The quotation that popped into my head during the opening sequence of Krampus, in which a stampede of shoppers inflicts maximum carnage on a Black Friday retail store, is a famous one from Jean-Paul Sartre’s existentialist play No Exit: “Hell is other people.” The chaos in this sequence is poetically choreographed, with every crying toddler and grunting security guard playing their part in the ballet of the damned. “It’s Beginning to Look A Lot Like Christmas” sings an oblivious Bing Crosby as two children brawl inside a nativity scene. And just like that, the film has already presented its central equation: Christmas is Hell.
One of those brawling children is a boy named Max (Emjay Anthony). He just wants Christmas to be like it used to be, as if a 10-year-old can remember back to the halcyon days when the holidays weren’t defined by familial angst and rampant commercialism. Max knows he’s a little too old to believe in Santa Claus, but he can’t help himself. He’s encouraged by his German grandmother (Krista Stadler), who urges him to mail a letter he’s addressed to Santa before it’s too late. If that sounded kind of ominous, you have the right idea.
It’s too bad that everyone else in Max’s life seems bent on reminding him why Christmas is terrible. His parents (Adam Scott and Toni Collette) don’t really have time for each other anymore, his sister’s (Stefania LaVie Owen) only meaningful relationship is with her iPhone, and his uncle (David Koechner, playing David Koechner) is a gun-crazed conservative who has raised an entire clan in his red-blooded likeness. Max’s Hell is other people, and the worst of them have all converged to make his Christmas a living nightmare.
For its first half-hour or so, Krampus is the kind of hip, cynical holiday comedy we’ve come to expect every December. Like 2003’s Bad Santa and this year’s The Night Before, it rejects Capraesque sentimentality in favor of a more misanthropic (and, really, a more relatable) worldview.
This is all well and fine, but then the film transforms into something we haven’t quite seen before. When Max tears up his letter and throws the pieces out the window in a fit of angst, an ominous blizzard descends upon his family’s house. The mythical Krampus has received his message loud and clear, and he has come with his host of carnivorous jack-in-the-boxes, demonic gingerbread men, and hairy elves to exact vengeance upon those who would dare befoul the Christmas spirit.
Krampus may be a relatively novel concept in American culture, but he’s been a staple of Germanic Alpine folklore for centuries. The horned, hooved Christmas demon is essentially the antithesis of Saint Nicholas, brutally punishing children instead of lavishing them with gifts. Given that Krampus was originally intended to scare the wits out of poorly behaved children, he makes for a pretty solid horror-movie monster. He plays that role to perfection in Krampus, toying with his victims like a demented serial killer before finally twisting the knife (or the razor-sharp fingernail, as it were).

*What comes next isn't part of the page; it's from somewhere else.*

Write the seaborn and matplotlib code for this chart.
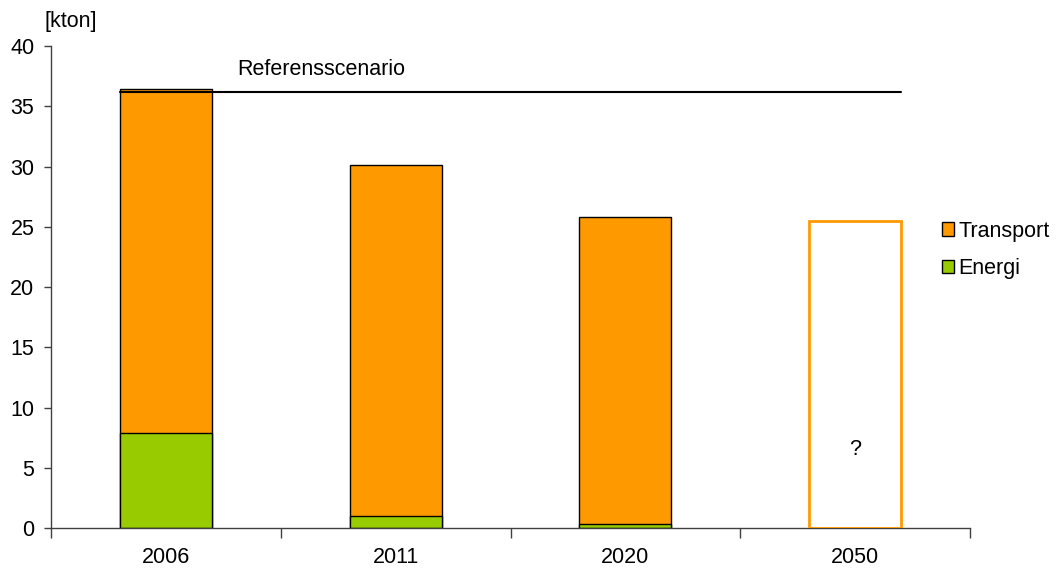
import matplotlib
matplotlib.use("Agg")
import matplotlib.pyplot as plt
import seaborn as sns
import pandas as pd
from matplotlib.patches import Patch

years = ["2006", "2011", "2020", "2050"]
transport = [28.5, 29.1, 25.5, 25.5]
energi = [7.9, 1.0, 0.3, 0.0]
reference_level = 36.2
unit_label = "[kton]"
ref_label = "Referensscenario"
series_labels = ["Transport", "Energi"]

ORANGE = "#FF9900"
GREEN = "#99CC00"

sns.set_theme(style="white")
plt.rcParams["font.family"] = ["Liberation Sans", "DejaVu Sans"]
plt.rcParams["text.color"] = "black"
plt.rcParams["xtick.color"] = "black"
plt.rcParams["ytick.color"] = "black"

FS = 15.5

df = pd.DataFrame({"year": years, "transport": transport, "energi": energi})
df["total"] = df["transport"] + df["energi"]

fig = plt.figure(figsize=(10.57, 5.68), dpi=100)
ax = fig.add_axes([0.0483, 0.0704, 0.8694, 0.8486])

sns.barplot(data=df, x="year", y="total", color=ORANGE, saturation=1,
            edgecolor="black", linewidth=1, width=0.4, ax=ax, errorbar=None)
sns.barplot(data=df, x="year", y="energi", color=GREEN, saturation=1,
            edgecolor="black", linewidth=1, width=0.4, ax=ax, errorbar=None)

# 2050 bar: unfilled orange outline
n = len(years)
p_total = ax.patches[n - 1]
p_total.set_facecolor("none")
p_total.set_edgecolor(ORANGE)
p_total.set_linewidth(2)
p_total.set_zorder(4)
ax.patches[2 * n - 1].set_visible(False)

ax.plot([-0.2, n - 1 + 0.2], [reference_level, reference_level],
        color="black", lw=1.5, zorder=5)
ax.text(0.31, reference_level + 1.0, ref_label, fontsize=FS, va="bottom",
        ha="left")
ax.text(n - 1, 6.5, "?", fontsize=FS, ha="center", va="center")

ax.set_ylim(0, 40)
ax.set_xlim(-0.5, n - 0.5)
ax.set_yticks(range(0, 41, 5))
ax.set_xlabel("")
ax.set_ylabel("")
ax.tick_params(axis="y", direction="out", length=5, width=1, color="#404040",
               labelsize=FS, left=True, pad=7, labelcolor="black")
ax.tick_params(axis="x", which="major", length=0, labelsize=FS, pad=14,
               labelcolor="black")
ax.set_xticks([i - 0.5 for i in range(n + 1)], minor=True)
ax.tick_params(axis="x", which="minor", direction="out", length=7, width=1,
               color="#404040", bottom=True)
for s in ["top", "right"]:
    ax.spines[s].set_visible(False)
for s in ["left", "bottom"]:
    ax.spines[s].set_color("#404040")
    ax.spines[s].set_linewidth(1)

ax.text(-0.007, 1.03, unit_label, transform=ax.transAxes, fontsize=FS,
        ha="left", va="bottom")

handles = [Patch(facecolor=ORANGE, edgecolor="black", label=series_labels[0]),
           Patch(facecolor=GREEN, edgecolor="black", label=series_labels[1])]
ax.legend(handles=handles, loc="center left", bbox_to_anchor=(0.969, 0.577),
          frameon=False, fontsize=FS, handlelength=0.6, handleheight=0.6,
          handletextpad=0.2, labelspacing=0.75, borderaxespad=0,
          borderpad=0)

fig.savefig("out.png", dpi=100)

Though Krampus may be singularly terrifying, there’s also something perversely funny about him — at least to those of us who weren’t raised in the Austrian countryside. In our minds, Christmas is supposed to be a time of joy and good cheer, so there’s a cognitive dissonance when we pair it with the most evil thing conceivable. Krampus director and co-writer Michael Dougherty has smartly recognized that this dissonance lends itself to black humor, and he’s created a strange film that plays its scares for laughs and vice versa. For the most part, and against all odds, it works.
The film’s team of creature designers deserve immense credit for this, as their monsters seem to encapsulate everything that could possibly be frightening while still retaining a streak of whimsy. The man-eating jack-in-the-box is a perfect example; part-anaconda, part-Predator, and part-clown, he is the bastard stepchild of all your worst nightmares. As with Krampus himself, he’s so outrageously evil that you can’t help but laugh, even as you squirm in your seat.
The weird beauty of Krampus, however, is that it’s not just a parade of evil (if you want to see that, I recommend attending a Krampuslauf). Nor is it a moral fable, admonishing viewers to remember the spirit of Christmas or else. No, Krampus is a much more slippery thing. It kills off its characters seemingly at random, not bothering to let the dickheads bite it first. The film and its titular monster share the same nihilistic worldview: it doesn’t matter who dies first, because doom will eventually come for us all.
I should probably end on that line, but I’ll quickly add this: It was a small stroke of genius to couch a Krampus-based horror movie within a broader critique of consumerism and the disintegration of the American family. Without giving away too much of the film’s ending — which gloriously riffs on the aforementioned Sartre quotation — it becomes apparent that Krampus and his demonic horde are not the true monsters in this story.
Good on Dougherty for seeing his cynical vision all the way through to the end, and for refusing to take the heartwarming way out. Krampus may be the feel-bad movie of the holiday season, but its horrors come gift-wrapped in a surprisingly attractive package. It might even give you something to talk about when you’re gathered around the table with your loved ones. And, boy, you’ll need it, because that’s when the real horror starts.